At a discussion after viewing the exhibit, his father noted that he had found an omission.

“By focusing on this solely in America, it creates the impression that this is just an American problem,” said Rabbi Kulwin.

Gall reflected on the program before it began. “I have benefited my whole life from being white because there is a benefit from being white in America,” she said. “But I’ve never, if someone asked me who I am or what I’m proud of, I would never say it is my whiteness at all.”

Instead, she said, it is being “Jewish, Irish, and a mother that I am most proud of, and I am proud to be an American.”

Cottage industry

Jeffrey Roth, left, and Rabbi Clifford Kulwin and his son Noah

Jeffrey Roth, left, and Rabbi Clifford Kulwin and his son Noah join in a discussion on the race exhibit following the March 31 visit.

Noting the national impact of Obama’s recent speech on race, made in part to explain his long-term relationship with a pastor who has made inflammatory statements about blacks and whites, Price remarked, “Race has created a cottage industry for our conversations.”

One temple member, Susan Scher, said she was sympathetic to Obama’s explanation of the reason he could not “renounce” his pastor of 20 years, Jeremiah Wright.
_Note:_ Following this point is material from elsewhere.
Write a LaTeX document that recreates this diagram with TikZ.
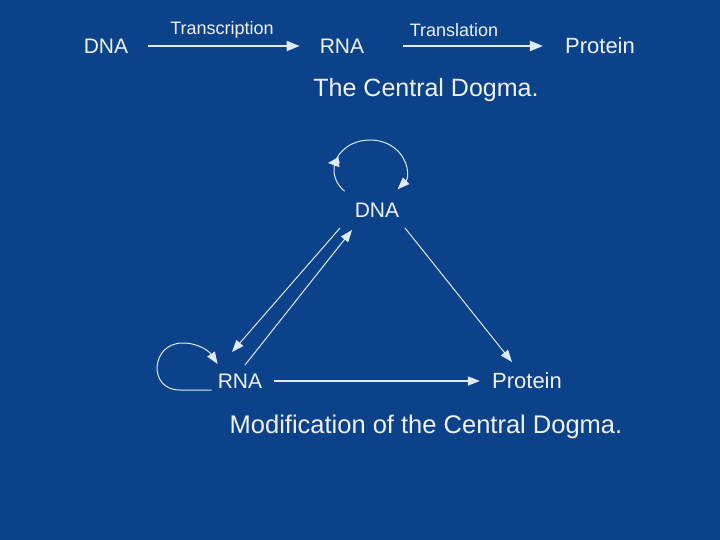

“When you have an understanding of different groups, you realize it is very difficult to shut people out of your life,” she said. “That’s what I took from the speech when Obama didn’t want to condemn Rev. Wright. I kind of understand [Wright] and the good things he tried to do. You hope the people in our country can actually listen to people and try to understand one another, rather than have all these emotions inflamed and have all these little snippets of things on YouTube. You kind of hope we can go beyond that.’”

Rabbi Kulwin complained that the story about Obama and his pastor had become a distraction.

“This has become the focus of so much media attention,” he said. “We are not being treated to in-depth analyses and reportage about economic policies or foreign affairs or education programs. Those are infinitely more important, but those are not what the media focuses attention on.”

As for his son, Noah said the media itself was making decisions based on preconceptions about race and other prejudices.

Allyson Gall

Allyson Gall, executive director of the American Jewish Committee’s Metro New Jersey Area, said, “If someone asked me who I am or what I’m proud of I would never say it is my whiteness.”

“They see Jeremiah Wright as the spokesperson for every black church-going Barack Obama supporter, and then they see Hillary Clinton as the voice box of every feminist,” said Noah. “It is an ongoing cycle.”

But in a setting that encouraged museum-goers to consider the nuances of race, Price offered one of his own.

“I don’t see Obama as black,” Price said. “I see him as a guy of mixed heritage.”

Standing not far from a display on “Human Variation,” Tiffany Schurman, one of Price’s students, noted an irony.

“It’s funny to be too black for some people and not black enough for other people,” said Schurman. “It is definitely a double-edged sword.”